Funding the increased cost of education through property tax increases is becoming a short-sighted and reactionary solution to the problems of ever-increasing expenses coupled with declining tax collections and State of Ohio funding.  Nonetheless, justifications abound. Superintendent Patterson has proclaimed, “It is needed to maintain excellence.” Co-Chair of the levy campaign committee Christina McCallum has said she believes, "the levy is essential.” Who are we to believe? As recent as June 7, 2012, in a Sun Press cover article titled “Schools Revise Financial Forecasts,  Lakewood Treasurer Rick Berdine is quoted as saying, “for fiscal years 2012 through 2016, real estate taxes which had been predicted to increase to 8% will not change.”

Additionally, Superintendent Patterson’s statement that the 3.9 mills is the smallest Lakewood school operating levy request in decades, may be true but irrelevant. Since 1998, annual mill rates have increased 28%, from 120.8 to 154.6. Residential property market values have increased on average 25% and reduction factor credits have decreased 6%. Compounding these percentages, net property taxes have increased approximately 59% for this period. It really doesn’t matter to Lakewood homeowners how big or small each levy has been or when each occurred. What matters is they are writing increasingly larger checks each year to pay their property taxes, and beginning to wonder if they will be priced out of their homes when decisions are made to retire.  

Lakewood property taxes, currently 2.96% of market appraisal value, are among the highest in the nation. Lakewood and other Cleveland ring suburbs also have lower than national average property values coupled with extremely high delinquent payment ratios.  
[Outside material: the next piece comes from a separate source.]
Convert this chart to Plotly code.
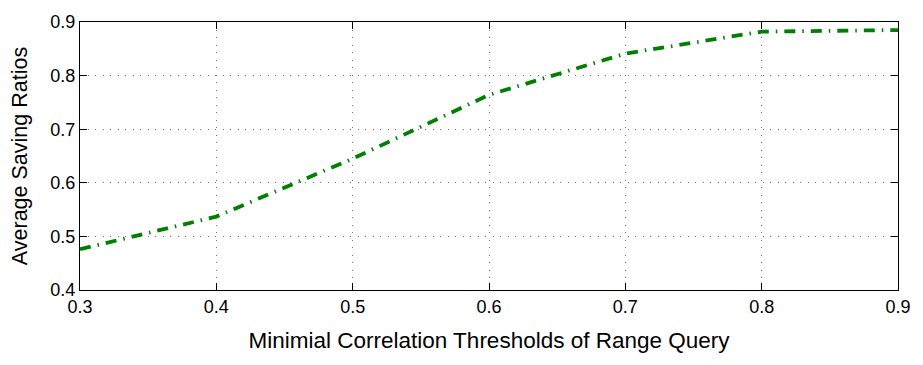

Also, in Lakewood, the ratio of dwelling values to students is against us. Let’s compare a 20 unit apartment building valued at $500,000 to an upscale home valued at $500,000. Both dwellings have the same property tax liability. The home has no children in residence. The apartment building has 35 children, all enrolled in the Lakewood school system. We compound this problem by recognizing that Lakewood has over 45% residential rental property, a characteristic of many ring suburbs. And, for the most part, renters don’t have a dog in the fight. They get to vote on levies, but are cognizant of the fact rents in Lakewood are for the most part inelastic to increases by landlords. 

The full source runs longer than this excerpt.